* Start Dataset extract *

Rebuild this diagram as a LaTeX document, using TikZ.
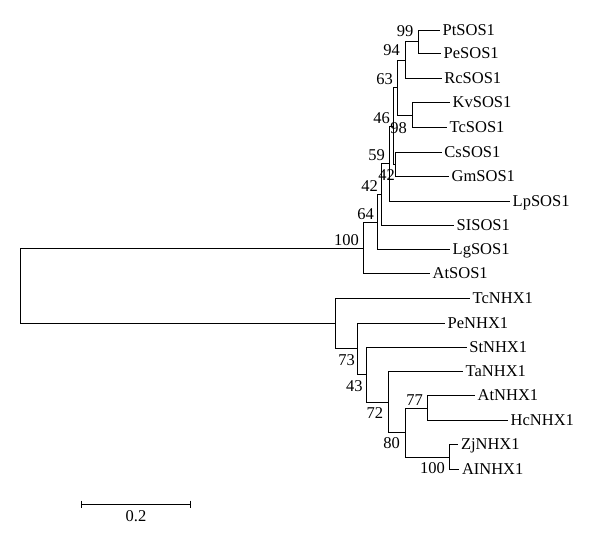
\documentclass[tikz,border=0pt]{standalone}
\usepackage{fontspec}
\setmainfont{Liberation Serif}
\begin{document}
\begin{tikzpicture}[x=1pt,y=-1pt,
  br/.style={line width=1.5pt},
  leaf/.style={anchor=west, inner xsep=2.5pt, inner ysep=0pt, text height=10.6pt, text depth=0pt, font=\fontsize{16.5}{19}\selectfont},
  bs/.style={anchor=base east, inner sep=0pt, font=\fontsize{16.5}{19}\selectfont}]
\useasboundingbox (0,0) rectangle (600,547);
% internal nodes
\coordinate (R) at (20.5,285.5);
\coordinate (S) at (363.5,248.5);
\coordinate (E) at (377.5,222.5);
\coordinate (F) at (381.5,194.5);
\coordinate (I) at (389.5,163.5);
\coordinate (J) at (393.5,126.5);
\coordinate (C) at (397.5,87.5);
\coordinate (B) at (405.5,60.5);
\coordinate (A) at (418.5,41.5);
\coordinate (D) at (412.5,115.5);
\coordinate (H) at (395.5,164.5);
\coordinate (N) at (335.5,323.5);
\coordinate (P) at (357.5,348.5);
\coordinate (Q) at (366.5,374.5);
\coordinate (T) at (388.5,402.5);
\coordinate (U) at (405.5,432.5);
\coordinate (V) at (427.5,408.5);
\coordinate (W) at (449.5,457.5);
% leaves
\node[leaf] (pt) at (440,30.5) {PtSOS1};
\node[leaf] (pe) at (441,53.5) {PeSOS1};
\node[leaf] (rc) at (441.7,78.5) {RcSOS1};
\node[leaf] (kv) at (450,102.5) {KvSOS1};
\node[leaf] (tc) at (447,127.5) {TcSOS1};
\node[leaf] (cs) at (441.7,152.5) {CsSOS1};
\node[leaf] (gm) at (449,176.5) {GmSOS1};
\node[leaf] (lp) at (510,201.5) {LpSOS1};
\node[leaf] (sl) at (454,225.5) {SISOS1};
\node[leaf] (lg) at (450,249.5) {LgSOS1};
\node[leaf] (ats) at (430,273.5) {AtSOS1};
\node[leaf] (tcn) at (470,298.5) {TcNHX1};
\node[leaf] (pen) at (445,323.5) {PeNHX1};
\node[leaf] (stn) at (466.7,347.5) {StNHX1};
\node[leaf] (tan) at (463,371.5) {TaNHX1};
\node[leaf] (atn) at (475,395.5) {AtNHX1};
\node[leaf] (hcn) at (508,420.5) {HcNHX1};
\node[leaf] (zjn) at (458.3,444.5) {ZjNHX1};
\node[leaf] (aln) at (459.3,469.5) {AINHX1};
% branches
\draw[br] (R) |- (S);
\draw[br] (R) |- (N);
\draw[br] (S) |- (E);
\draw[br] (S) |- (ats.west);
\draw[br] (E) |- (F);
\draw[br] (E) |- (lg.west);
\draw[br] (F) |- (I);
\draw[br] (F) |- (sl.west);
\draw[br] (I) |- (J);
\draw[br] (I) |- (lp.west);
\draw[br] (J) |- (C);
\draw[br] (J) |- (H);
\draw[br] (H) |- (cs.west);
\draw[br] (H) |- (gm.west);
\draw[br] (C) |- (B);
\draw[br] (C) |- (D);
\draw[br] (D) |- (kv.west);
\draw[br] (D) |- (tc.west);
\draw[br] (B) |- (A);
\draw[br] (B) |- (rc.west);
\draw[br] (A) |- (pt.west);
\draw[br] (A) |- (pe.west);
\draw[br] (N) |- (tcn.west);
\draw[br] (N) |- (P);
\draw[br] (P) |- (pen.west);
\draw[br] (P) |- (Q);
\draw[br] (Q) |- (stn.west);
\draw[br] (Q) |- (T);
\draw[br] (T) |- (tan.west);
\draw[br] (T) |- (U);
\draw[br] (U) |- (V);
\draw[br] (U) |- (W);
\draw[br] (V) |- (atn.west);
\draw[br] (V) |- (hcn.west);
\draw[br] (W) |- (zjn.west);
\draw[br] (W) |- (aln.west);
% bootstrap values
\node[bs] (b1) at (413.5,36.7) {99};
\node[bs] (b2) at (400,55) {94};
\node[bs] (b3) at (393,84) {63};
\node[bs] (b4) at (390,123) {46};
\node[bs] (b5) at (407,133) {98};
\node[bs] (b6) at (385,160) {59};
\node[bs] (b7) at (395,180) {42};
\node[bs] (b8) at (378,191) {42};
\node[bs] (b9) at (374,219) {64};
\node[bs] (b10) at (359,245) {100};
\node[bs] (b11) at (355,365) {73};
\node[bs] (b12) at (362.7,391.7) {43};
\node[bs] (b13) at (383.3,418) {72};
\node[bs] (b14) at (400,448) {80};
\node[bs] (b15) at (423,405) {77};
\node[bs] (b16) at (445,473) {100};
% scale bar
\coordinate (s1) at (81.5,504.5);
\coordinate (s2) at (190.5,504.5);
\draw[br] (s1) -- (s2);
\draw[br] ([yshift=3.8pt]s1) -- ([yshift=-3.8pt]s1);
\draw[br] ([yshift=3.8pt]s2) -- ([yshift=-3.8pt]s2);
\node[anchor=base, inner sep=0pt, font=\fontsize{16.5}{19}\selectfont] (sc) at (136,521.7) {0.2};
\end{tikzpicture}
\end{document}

* End Dataset extract *

**Task details**
Make an exact copy of the whole listing, but don't bring over any pictures.

**Full response**
Rebuild this diagram as a LaTeX document, using TikZ.
\documentclass[tikz,border=0pt]{standalone}
\usepackage{fontspec}
\setmainfont{Liberation Serif}
\begin{document}
\begin{tikzpicture}[x=1pt,y=-1pt,
  br/.style={line width=1.5pt},
  leaf/.style={anchor=west, inner xsep=2.5pt, inner ysep=0pt, text height=10.6pt, text depth=0pt, font=\fontsize{16.5}{19}\selectfont},
  bs/.style={anchor=base east, inner sep=0pt, font=\fontsize{16.5}{19}\selectfont}]
\useasboundingbox (0,0) rectangle (600,547);
% internal nodes
\coordinate (R) at (20.5,285.5);
\coordinate (S) at (363.5,248.5);
\coordinate (E) at (377.5,222.5);
\coordinate (F) at (381.5,194.5);
\coordinate (I) at (389.5,163.5);
\coordinate (J) at (393.5,126.5);
\coordinate (C) at (397.5,87.5);
\coordinate (B) at (405.5,60.5);
\coordinate (A) at (418.5,41.5);
\coordinate (D) at (412.5,115.5);
\coordinate (H) at (395.5,164.5);
\coordinate (N) at (335.5,323.5);
\coordinate (P) at (357.5,348.5);
\coordinate (Q) at (366.5,374.5);
\coordinate (T) at (388.5,402.5);
\coordinate (U) at (405.5,432.5);
\coordinate (V) at (427.5,408.5);
\coordinate (W) at (449.5,457.5);
% leaves
\node[leaf] (pt) at (440,30.5) {PtSOS1};
\node[leaf] (pe) at (441,53.5) {PeSOS1};
\node[leaf] (rc) at (441.7,78.5) {RcSOS1};
\node[leaf] (kv) at (450,102.5) {KvSOS1};
\node[leaf] (tc) at (447,127.5) {TcSOS1};
\node[leaf] (cs) at (441.7,152.5) {CsSOS1};
\node[leaf] (gm) at (449,176.5) {GmSOS1};
\node[leaf] (lp) at (510,201.5) {LpSOS1};
\node[leaf] (sl) at (454,225.5) {SISOS1};
\node[leaf] (lg) at (450,249.5) {LgSOS1};
\node[leaf] (ats) at (430,273.5) {AtSOS1};
\node[leaf] (tcn) at (470,298.5) {TcNHX1};
\node[leaf] (pen) at (445,323.5) {PeNHX1};
\node[leaf] (stn) at (466.7,347.5) {StNHX1};
\node[leaf] (tan) at (463,371.5) {TaNHX1};
\node[leaf] (atn) at (475,395.5) {AtNHX1};
\node[leaf] (hcn) at (508,420.5) {HcNHX1};
\node[leaf] (zjn) at (458.3,444.5) {ZjNHX1};
\node[leaf] (aln) at (459.3,469.5) {AINHX1};
% branches
\draw[br] (R) |- (S);
\draw[br] (R) |- (N);
\draw[br] (S) |- (E);
\draw[br] (S) |- (ats.west);
\draw[br] (E) |- (F);
\draw[br] (E) |- (lg.west);
\draw[br] (F) |- (I);
\draw[br] (F) |- (sl.west);
\draw[br] (I) |- (J);
\draw[br] (I) |- (lp.west);
\draw[br] (J) |- (C);
\draw[br] (J) |- (H);
\draw[br] (H) |- (cs.west);
\draw[br] (H) |- (gm.west);
\draw[br] (C) |- (B);
\draw[br] (C) |- (D);
\draw[br] (D) |- (kv.west);
\draw[br] (D) |- (tc.west);
\draw[br] (B) |- (A);
\draw[br] (B) |- (rc.west);
\draw[br] (A) |- (pt.west);
\draw[br] (A) |- (pe.west);
\draw[br] (N) |- (tcn.west);
\draw[br] (N) |- (P);
\draw[br] (P) |- (pen.west);
\draw[br] (P) |- (Q);
\draw[br] (Q) |- (stn.west);
\draw[br] (Q) |- (T);
\draw[br] (T) |- (tan.west);
\draw[br] (T) |- (U);
\draw[br] (U) |- (V);
\draw[br] (U) |- (W);
\draw[br] (V) |- (atn.west);
\draw[br] (V) |- (hcn.west);
\draw[br] (W) |- (zjn.west);
\draw[br] (W) |- (aln.west);
% bootstrap values
\node[bs] (b1) at (413.5,36.7) {99};
\node[bs] (b2) at (400,55) {94};
\node[bs] (b3) at (393,84) {63};
\node[bs] (b4) at (390,123) {46};
\node[bs] (b5) at (407,133) {98};
\node[bs] (b6) at (385,160) {59};
\node[bs] (b7) at (395,180) {42};
\node[bs] (b8) at (378,191) {42};
\node[bs] (b9) at (374,219) {64};
\node[bs] (b10) at (359,245) {100};
\node[bs] (b11) at (355,365) {73};
\node[bs] (b12) at (362.7,391.7) {43};
\node[bs] (b13) at (383.3,418) {72};
\node[bs] (b14) at (400,448) {80};
\node[bs] (b15) at (423,405) {77};
\node[bs] (b16) at (445,473) {100};
% scale bar
\coordinate (s1) at (81.5,504.5);
\coordinate (s2) at (190.5,504.5);
\draw[br] (s1) -- (s2);
\draw[br] ([yshift=3.8pt]s1) -- ([yshift=-3.8pt]s1);
\draw[br] ([yshift=3.8pt]s2) -- ([yshift=-3.8pt]s2);
\node[anchor=base, inner sep=0pt, font=\fontsize{16.5}{19}\selectfont] (sc) at (136,521.7) {0.2};
\end{tikzpicture}
\end{document}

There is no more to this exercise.